Problem statement: Nothing outside the lines from the one containing "Emit a Python" down to the one containing "0.163, 0.160, 0.113, 0.191, 0.059, 0.348]" belongs in the copy; print that span exactly, both ends included, with pictures removed.

Excerpted data:
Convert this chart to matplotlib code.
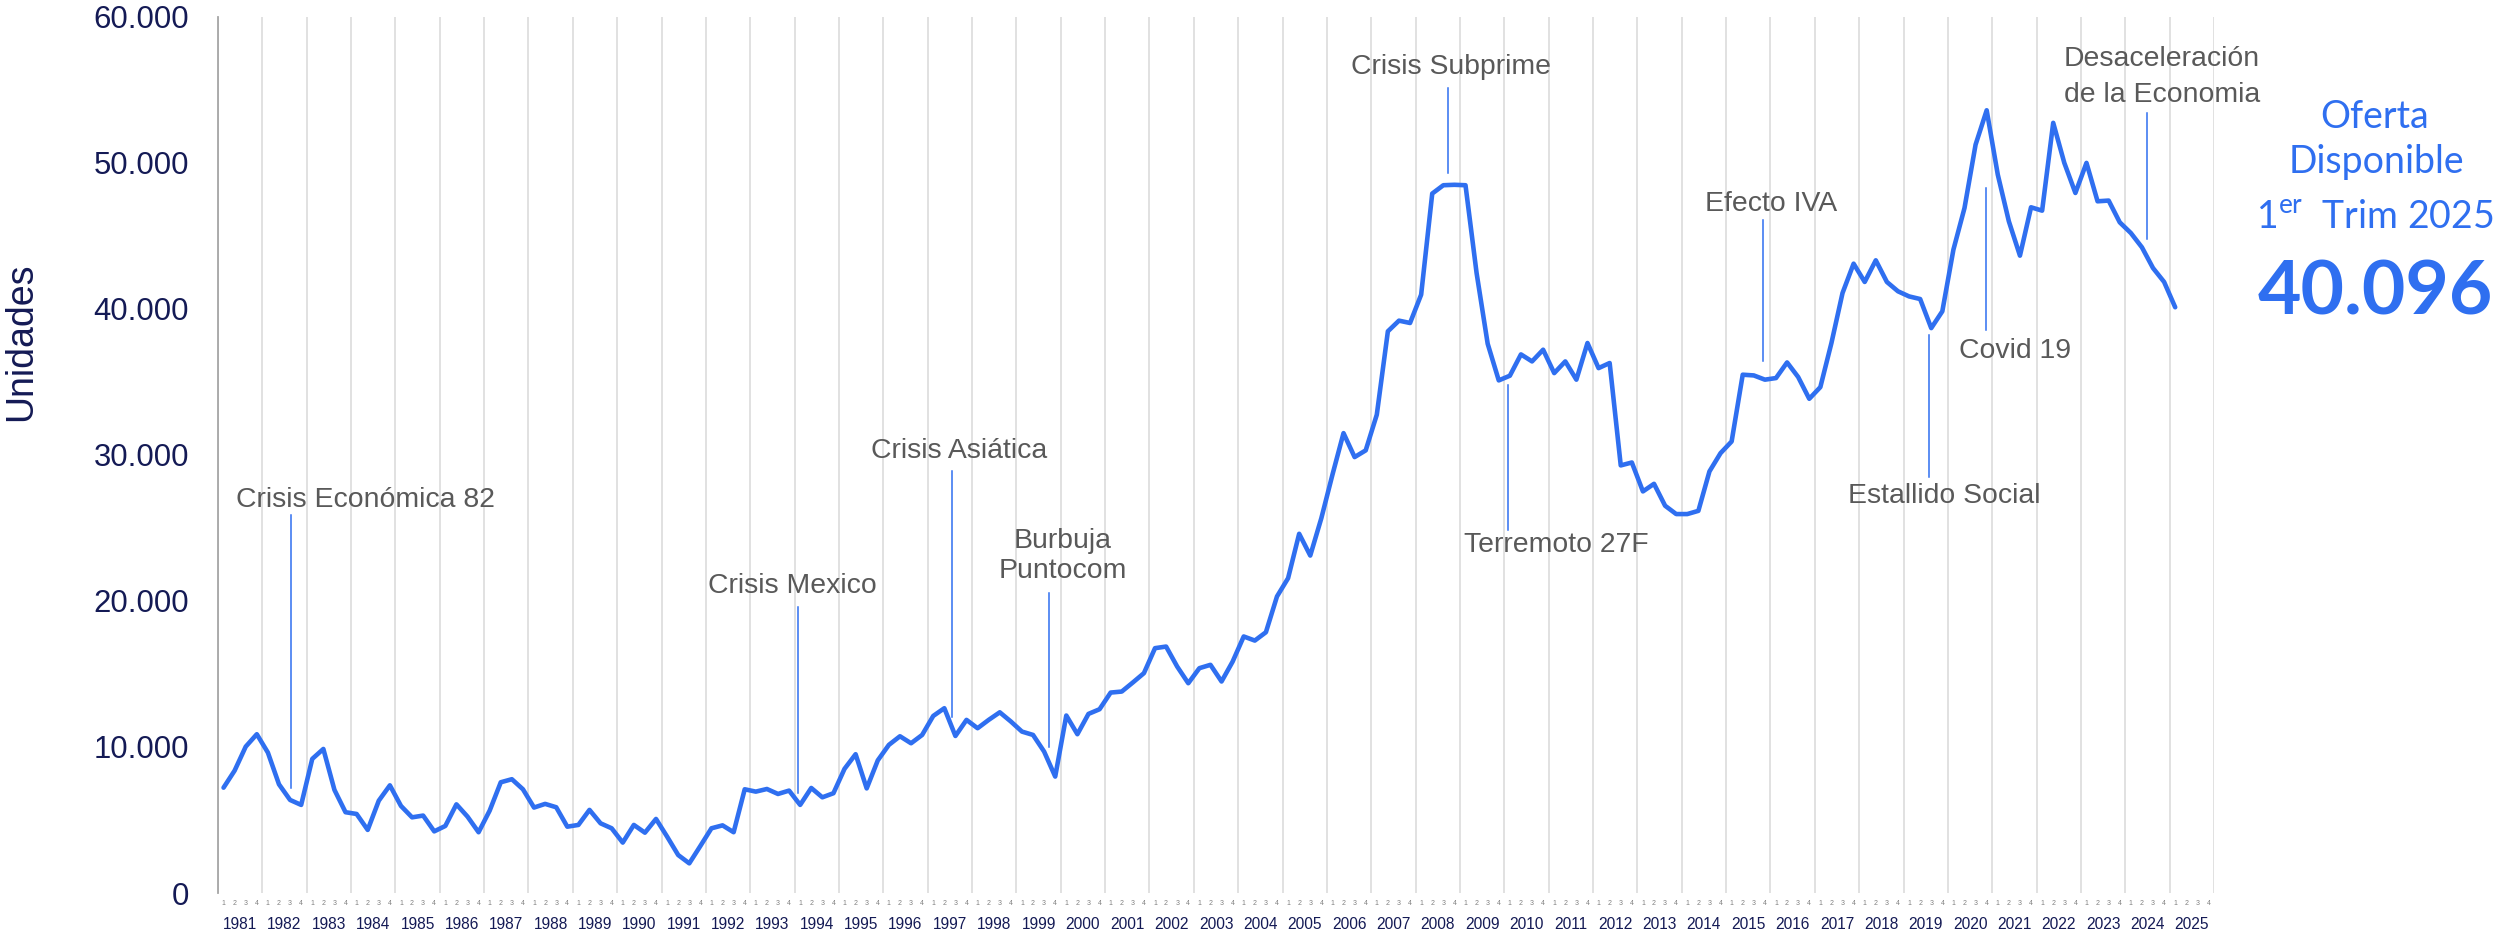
import matplotlib
matplotlib.use("Agg")
import matplotlib.pyplot as plt
from matplotlib import font_manager as fm
from matplotlib.ticker import FuncFormatter, FixedLocator

# ── Data ──────────────────────────────────────────────────────────────────────
years    = list(range(1981, 2026))
quarters = ["1", "2", "3", "4"]

# Oferta disponible (unidades), trimestral 1981 T1 .. 2025 T1
oferta = [
    7210, 8380, 10020, 10870,    # 1981
    9610, 7440, 6370, 6030,      # 1982
    9180, 9860, 7060, 5530,      # 1983
    5410, 4320, 6320, 7370,      # 1984
    5960, 5180, 5300, 4220,      # 1985
    4590, 6070, 5230, 4160,      # 1986
    5640, 7580, 7790, 7100,      # 1987
    5850, 6100, 5870, 4540,      # 1988
    4660, 5690, 4770, 4430,      # 1989
    3450, 4660, 4130, 5070,      # 1990
    3860, 2600, 2030, 3220,      # 1991
    4430, 4630, 4160, 7100,      # 1992
    6940, 7120, 6780, 7010,      # 1993
    6030, 7190, 6550, 6830,      # 1994
    8500, 9500, 7160, 9080,      # 1995
    10140, 10730, 10250, 10820,  # 1996
    12120, 12650, 10750, 11850,  # 1997
    11280, 11850, 12370, 11740,  # 1998
    11050, 10820, 9680, 7970,    # 1999
    12150, 10870, 12260, 12580,  # 2000
    13720, 13790, 14410, 15050,  # 2001
    16760, 16870, 15500, 14360,  # 2002
    15390, 15620, 14480, 15840,  # 2003
    17560, 17280, 17850, 20300,  # 2004
    21550, 24590, 23100, 25660,  # 2005
    28630, 31480, 29840, 30300,  # 2006
    32740, 38450, 39180, 39020,  # 2007
    40960, 47880, 48450, 48480,  # 2008
    48450, 42440, 37600, 35090,  # 2009
    35410, 36870, 36390, 37190,  # 2010
    35590, 36390, 35140, 37650,  # 2011
    35930, 36280, 29270, 29470,  # 2012
    27490, 28010, 26510, 25940,  # 2013
    25940, 26160, 28860, 30110,  # 2014
    30910, 35480, 35430, 35140,  # 2015
    35250, 36320, 35320, 33830,  # 2016
    34630, 37650, 41070, 43080,  # 2017
    41830, 43310, 41830, 41190,  # 2018
    40840, 40660, 38670, 39820,  # 2019
    44040, 46890, 51230, 53580,  # 2020
    49180, 45980, 43630, 46940,  # 2021
    46710, 52720, 49980, 47920,  # 2022
    49980, 47350, 47400, 45910,  # 2023
    45180, 44200, 42780, 41830,  # 2024
    40096,                       # 2025
]

events = ["Crisis Económica 82", "Crisis Mexico", "Crisis Asiática",
          "Burbuja\nPuntocom", "Crisis Subprime", "Terremoto 27F",
          "Efecto IVA", "Estallido Social", "Covid 19",
          "Desaceleración\nde la Economia"]

# ── Layout of the event callouts (quarter index / units) ─────────────────────
# (pointer x, pointer top, pointer bottom, text x, text y, linespacing)
event_layout = [
    (6.1,   25890, 7190,  12.8,  26920, 1.2),
    (51.8,  19590, 6850,  51.3,  21030, 1.2),
    (65.7,  28920, 12080, 66.3,  30290, 1.2),
    (74.4,  20520, 10020, 75.7,  23060, 1.2),
    (110.4, 55110, 49290, 110.7, 56550, 1.2),
    (115.8, 34790, 24860, 120.2, 23840, 1.2),
    (138.8, 46090, 36390, 139.6, 47190, 1.2),
    (153.8, 38220, 28510, 155.2, 27190, 1.2),
    (158.9, 48260, 38560, 161.6, 37070, 1.2),
    (173.5, 53400, 44750, 174.8, 55850, 1.47),
]

BLUE  = "#2f6ff0"
NAVY  = "#141a55"
GREY  = "#595959"

names = {f.name for f in fm.fontManager.ttflist}
has_narrow = "Liberation Sans Narrow" in names
NARROW = "Liberation Sans Narrow" if has_narrow else "Liberation Sans"

plt.rcParams["mathtext.fontset"] = "custom"
plt.rcParams["mathtext.rm"] = "Lato"

fig = plt.figure(figsize=(24.96, 9.33), dpi=100, facecolor="white")
ax = fig.add_axes([0.08734, 0.04287, 0.79968, 0.93944])

n_slots = len(years) * 4
ax.set_xlim(-0.5, n_slots - 0.5)
ax.set_ylim(0, 60000)

# year gridlines
for k in range(len(years) + 1):
    ax.axvline(-0.5 + 4 * k, color="#d9d9d9", lw=1.1, zorder=0)

ax.plot(range(len(oferta)), oferta, color=BLUE, lw=3.3,
        solid_joinstyle="round", solid_capstyle="round", zorder=3)

# callouts
for label, (px, top, bot, tx, ty, ls) in zip(events, event_layout):
    ax.plot([px, px], [bot, top], color=BLUE, lw=1.1, zorder=2)
    ax.text(tx, ty, label, ha="center", va="center", fontsize=20.4,
            color=GREY, family="Liberation Sans", linespacing=ls)

# spines / ticks
for s in ["top", "right", "bottom"]:
    ax.spines[s].set_visible(False)
ax.spines["left"].set_color("#a6a6a6")
ax.spines["left"].set_linewidth(1.3)

ax.yaxis.set_major_locator(FixedLocator(range(0, 60001, 10000)))
ax.yaxis.set_major_formatter(FuncFormatter(lambda v, p: f"{int(v):,}".replace(",", ".")))
ax.tick_params(axis="y", length=0, pad=21, labelsize=22.4, labelcolor=NAVY)
for lbl in ax.get_yticklabels():
    lbl.set_family("Liberation Sans")
ax.set_xticks([])

# quarter + year labels under the axis
year_size = 13.4 if has_narrow else 11.2
trans = ax.get_xaxis_transform()
for yi, yr in enumerate(years):
    for qi, q in enumerate(quarters):
        ax.text(4 * yi + qi, -0.0115, q, transform=trans, ha="center", va="center",
                fontsize=5, color="#808080", family="Liberation Sans", clip_on=False)
    ax.text(4 * yi + 1.5, -0.0354, str(yr), transform=trans, ha="center", va="center",
            fontsize=year_size, color=NAVY, family=NARROW, clip_on=False)

fig.text(0.0084, 0.6334, "Unidades", rotation=90, ha="center", va="center",
         fontsize=31 if has_narrow else 27, color=NAVY, family=NARROW)

# right side summary
fig.text(0.9515, 1 - 116.7 / 933, "Oferta", ha="center", va="center",
         fontsize=27, color=BLUE, family="Lato")
fig.text(0.9522, 1 - 161.7 / 933, "Disponible", ha="center", va="center",
         fontsize=27, color=BLUE, family="Lato")
fig.text(0.9515, 1 - 216.7 / 933, r"1$^{\mathrm{er}}$  Trim 2025", ha="center",
         va="center", fontsize=27, color=BLUE, family="Lato")
fig.text(0.9515, 1 - 293.3 / 933, "40.096", ha="center", va="center",
         fontsize=54, color=BLUE, family="Lato", fontweight="bold")

fig.savefig("out.png", dpi=100, facecolor="white")
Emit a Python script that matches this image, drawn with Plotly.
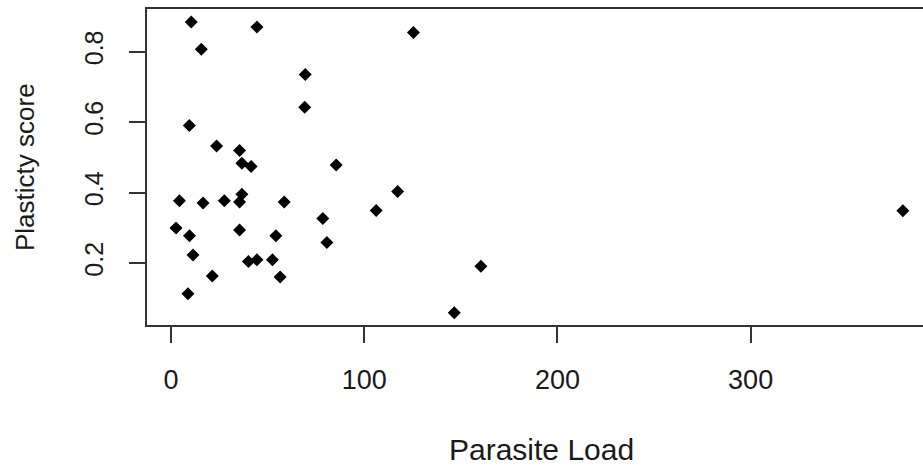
import plotly.graph_objects as go

# Data
parasite_load = [10.5, 44.5, 15.7, 125.5, 69.5, 69.2, 9.5, 23.6, 35.5, 36.7,
                 41.5, 85.5, 117.3, 36.7, 4.4, 16.6, 27.6, 35.5, 58.6, 106.2,
                 78.6, 2.6, 9.6, 35.5, 54.3, 80.7, 11.4, 40.1, 44.5, 52.5,
                 21.4, 56.5, 8.8, 160.4, 146.6, 378.8]
plasticity = [0.884, 0.870, 0.807, 0.854, 0.735, 0.642, 0.590, 0.532, 0.519, 0.483,
              0.474, 0.478, 0.403, 0.395, 0.377, 0.370, 0.377, 0.373, 0.373, 0.349,
              0.326, 0.299, 0.277, 0.294, 0.277, 0.258, 0.223, 0.204, 0.209, 0.209,
              0.163, 0.160, 0.113, 0.191, 0.059, 0.348]

x_ticks = [0, 100, 200, 300]
y_ticks = [0.2, 0.4, 0.6, 0.8]
x_title = "Parasite Load"
y_title = "Plasticty score"

FONT = "Liberation Sans, Arial, sans-serif"
INK = "#1a1a1a"
LINE = "#333333"

fig = go.Figure()
fig.add_trace(go.Scatter(
    x=parasite_load, y=plasticity, mode="markers",
    marker=dict(symbol="diamond", size=10, color="black", line=dict(width=0)),
    hoverinfo="x+y", showlegend=False,
))

fig.update_layout(
    width=923, height=468,
    margin=dict(l=147, r=0, t=9, b=143, pad=0),
    paper_bgcolor="white", plot_bgcolor="white",
    font=dict(family=FONT, color=INK, size=27),
    xaxis=dict(
        range=[-12.4, 389.2], tickvals=x_ticks, ticktext=[str(v) for v in x_ticks],
        showgrid=False, zeroline=False,
        showline=True, mirror=True, linecolor=LINE, linewidth=2,
        ticks="outside", ticklen=16, tickwidth=1.5, tickcolor=LINE,
        tickfont=dict(family=FONT, size=27, color=INK),
        ticklabelstandoff=14,
    ),
    yaxis=dict(
        range=[0.024, 0.921], tickvals=y_ticks, ticktext=[f"{v:.1f}" for v in y_ticks],
        showgrid=False, zeroline=False,
        showline=True, mirror=False, linecolor=LINE, linewidth=2,
        ticks="outside", ticklen=16, tickwidth=1.5, tickcolor=LINE,
        tickangle=-90,
        tickfont=dict(family=FONT, size=25, color=INK),
        ticklabelstandoff=16,
    ),
    annotations=[
        dict(text=x_title, xref="paper", yref="paper", x=(541 - 147) / 776,
             y=(325 - 450) / 316, xanchor="center", yanchor="middle",
             showarrow=False, font=dict(family=FONT, size=30, color=INK)),
        dict(text=y_title, xref="paper", yref="paper", x=(25 - 147) / 776,
             y=(325 - 167) / 316, xanchor="center", yanchor="middle",
             textangle=-90, showarrow=False,
             font=dict(family=FONT, size=26, color=INK)),
    ],
)

fig.write_html("out.html")
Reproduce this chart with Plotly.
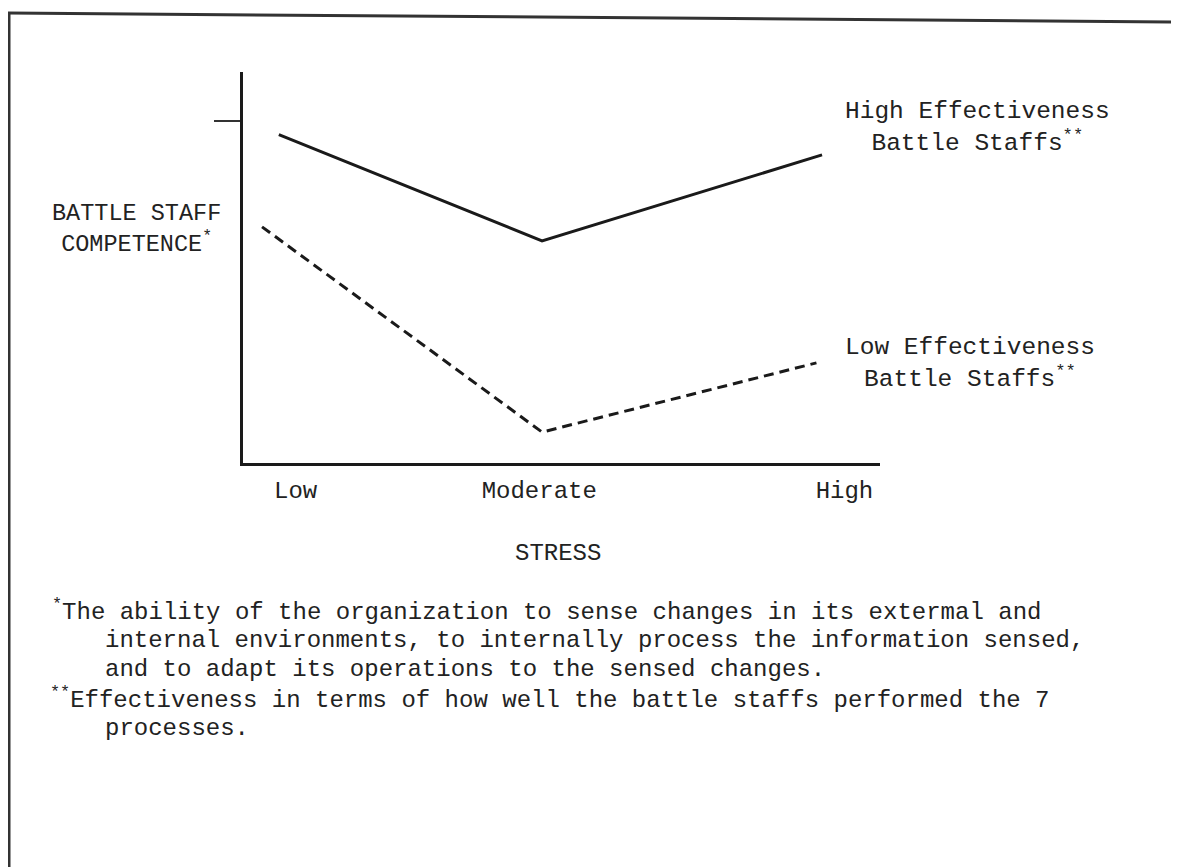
import plotly.graph_objects as go

# ---- data ----
stress_levels = ["Low", "Moderate", "High"]
high_x = [0.06, 1, 2]
high_eff = [8.4, 5.68, 7.88]
low_x = [0, 1, 1.98]
low_eff = [6.04, 0.79, 2.56]
tick_pos = [0.12, 0.99, 2.08]
y_mark = [8.75]

footnotes = [
    "<sup>*</sup>The ability of the organization to sense changes in its extermal and",
    "internal environments, to internally process the information sensed,",
    "and to adapt its operations to the sensed changes.",
    "<sup>**</sup>Effectiveness in terms of how well the battle staffs performed the 7",
    "processes.",
]

# page geometry (the page body has an 8px margin)
OFF = 8
PW, PH = 1179, 867
L, R, T, B = 243, 880, 72, 463   # plot area in page pixels


def px(x):
    return (x - L) / (R - L)


def py(y):
    return (B - y) / (B - T)


MONO = "Liberation Mono, Courier New, monospace"
INK = "#1a1a1a"
TXT = "#222"

fig = go.Figure()
fig.add_trace(go.Scatter(x=high_x, y=high_eff, mode="lines",
                         line=dict(color=INK, width=3), name="High Effectiveness Battle Staffs"))
fig.add_trace(go.Scatter(x=low_x, y=low_eff, mode="lines",
                         line=dict(color=INK, width=3, dash="10px,6px"),
                         name="Low Effectiveness Battle Staffs"))

fig.update_layout(
    width=PW - OFF, height=PH - OFF,
    margin=dict(l=L - OFF, r=PW - R, t=T - OFF, b=PH - B, pad=0),
    paper_bgcolor="white", plot_bgcolor="white",
    showlegend=False,
    xaxis=dict(range=[-0.068, 2.207], showgrid=False, zeroline=False,
               showline=True, linecolor=INK, linewidth=3,
               tickvals=tick_pos, ticktext=stress_levels, ticks="",
               ticklabelstandoff=3,
               tickfont=dict(family=MONO, size=24, color=TXT)),
    yaxis=dict(range=[0, 10], showgrid=False, zeroline=False,
               showline=True, linecolor=INK, linewidth=3,
               tickvals=y_mark, ticks="outside", ticklen=26, tickwidth=2,
               tickcolor="#333", showticklabels=False),
)

ann = []


def text(t, x, y, size=24, xanchor="left", align="left"):
    ann.append(dict(text=t, x=px(x), y=py(y), xref="paper", yref="paper",
                    xanchor=xanchor, yanchor="middle", showarrow=False, align=align,
                    font=dict(family=MONO, size=size, color=TXT)))


# y-axis title
text("BATTLE STAFF<br>COMPETENCE<sup>*</sup>", 136, 229, size=23.5,
     xanchor="center", align="center")
# series labels
text("High Effectiveness<br>Battle Staffs<sup>**</sup>", 978, 127, size=24.5,
     xanchor="center", align="center")
text("Low Effectiveness<br>Battle Staffs<sup>**</sup>", 970, 363, size=24.5,
     xanchor="center", align="center")
# x-axis title
text("STRESS", 558, 553, size=24, xanchor="center", align="center")

# footnotes
starts = [50, 103, 103, 48, 103]
ys = [610, 640, 669, 698, 728]
for txt, sx, sy in zip(footnotes, starts, ys):
    text(txt, sx, sy, size=24)

fig.update_layout(annotations=ann)

# scanned page frame
shapes = [
    dict(type="line", xref="paper", yref="paper", x0=px(8), y0=py(13), x1=px(1179), y1=py(22),
         line=dict(color="#333", width=3)),
    dict(type="line", xref="paper", yref="paper", x0=px(9), y0=py(13), x1=px(9), y1=py(867),
         line=dict(color="#333", width=3)),
]
fig.update_layout(shapes=shapes)

fig.write_html("out.html")
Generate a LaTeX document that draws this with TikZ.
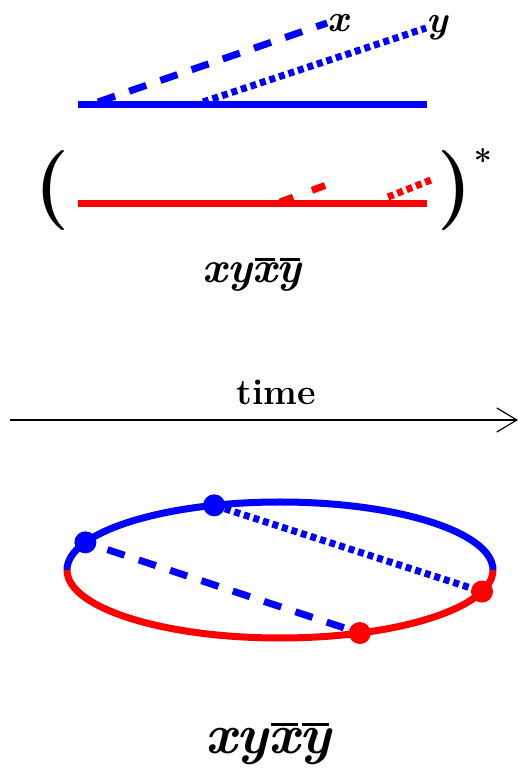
\documentclass[tikz,border=0pt]{standalone}
\usepackage{fontspec}
\usetikzlibrary{arrows.meta,positioning,calc}
\definecolor{wblue}{HTML}{0000FF}
\definecolor{wred}{HTML}{FF0000}
\newcommand{\nbar}[1]{\setbox0=\hbox{#1}\leavevmode\vbox{\offinterlineskip\hbox to \wd0{\hskip 3pt\leaders\hrule height 2.8pt\hfil\hskip 1.5pt}\kern2.4pt\box0}}
\tikzset{
    every node/.style={font=\bfseries\itshape,inner sep=0pt},
    wire/.style={line width=7pt},
    longdash/.style={line width=7pt,dash pattern=on 18pt off 15pt},
    shortdot/.style={line width=7pt,dash pattern=on 6pt off 4pt},
    dot/.style={circle,inner sep=0pt,minimum size=22pt},
    word/.style={font=\bfseries\itshape\fontsize{#1}{#1}\selectfont}
}

\begin{document}
\begin{tikzpicture}[x=1pt,y=1pt]
\useasboundingbox (0,0) rectangle (520,771);
% one period, blue
\coordinate (b0) at (78,666);
\coordinate (b1) at (427,666);
\coordinate (dx) at (98,669);
\coordinate (dy) at (203,669);
\node[word=38] (lx) at (338,748) {x};
\node[word=38] (ly) at (437,743) {y};
\draw[wire,wblue] (b0) -- (b1);
\draw[longdash,wblue] (dx) -- (lx.west);
\draw[shortdot,wblue] (dy) -- (ly.west);
% repeated block, red
\coordinate (r0) at (78,567);
\coordinate (r1) at (427,567);
\draw[wire,wred] (r0) -- (r1);
\coordinate (rx0) at (280,569); \coordinate (rx1) at (332,588);
\coordinate (ry0) at (388,574); \coordinate (ry1) at (431,591);
\draw[longdash,wred,dash pattern=on 14pt off 20pt] (rx0) -- (rx1);
\draw[shortdot,wred] (ry0) -- (ry1);
\node[font=\bfseries\fontsize{80}{80}\selectfont] (lp) at (52,580) {(};
\node[font=\bfseries\fontsize{80}{80}\selectfont] (rp) at (455,580) {)};
\node[font=\bfseries\fontsize{32}{32}\selectfont,right=1pt of rp.north east,yshift=-10pt] (st) {*};
\node[word=44,anchor=base] (w1) at (252,488) {xy\nbar{x}\nbar{y}};
% time axis
\node[font=\bfseries\fontsize{36}{36}\selectfont,anchor=base] (tm) at (276,366) {time};
\coordinate (t0) at (10,351);
\coordinate (t1) at (518,351);
\draw[line width=1.2pt,-{Straight Barb[length=20pt,width=24pt]}] (t0) -- (t1);
% the loop
\coordinate (c) at (280,201);
\draw[wire,wblue] (67,201) arc[start angle=180,end angle=0,x radius=213,y radius=68];
\draw[wire,wred] (67,201) arc[start angle=180,end angle=360,x radius=213,y radius=68];
\foreach \n/\a/\col in {p/156/wblue,q/108/wblue,r/-18.5/wred,s/-68/wred}
    \node[dot,fill=\col] (\n) at ($(c)+({213*cos(\a)},{68*sin(\a)})$) {};
\draw[longdash,wblue,shorten <=12pt] (p) -- (s);
\draw[shortdot,wblue] (q) -- (r);
\node[word=56,anchor=base] (w2) at (268,17) {xy\nbar{x}\nbar{y}};
\end{tikzpicture}
\end{document}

Reply:
Emit a Python script that matches this image, drawn with Plotly.
import plotly.graph_objects as go

# Data
parasite_load = [10.5, 44.5, 15.7, 125.5, 69.5, 69.2, 9.5, 23.6, 35.5, 36.7,
                 41.5, 85.5, 117.3, 36.7, 4.4, 16.6, 27.6, 35.5, 58.6, 106.2,
                 78.6, 2.6, 9.6, 35.5, 54.3, 80.7, 11.4, 40.1, 44.5, 52.5,
                 21.4, 56.5, 8.8, 160.4, 146.6, 378.8]
plasticity = [0.884, 0.870, 0.807, 0.854, 0.735, 0.642, 0.590, 0.532, 0.519, 0.483,
              0.474, 0.478, 0.403, 0.395, 0.377, 0.370, 0.377, 0.373, 0.373, 0.349,
              0.326, 0.299, 0.277, 0.294, 0.277, 0.258, 0.223, 0.204, 0.209, 0.209,
              0.163, 0.160, 0.113, 0.191, 0.059, 0.348]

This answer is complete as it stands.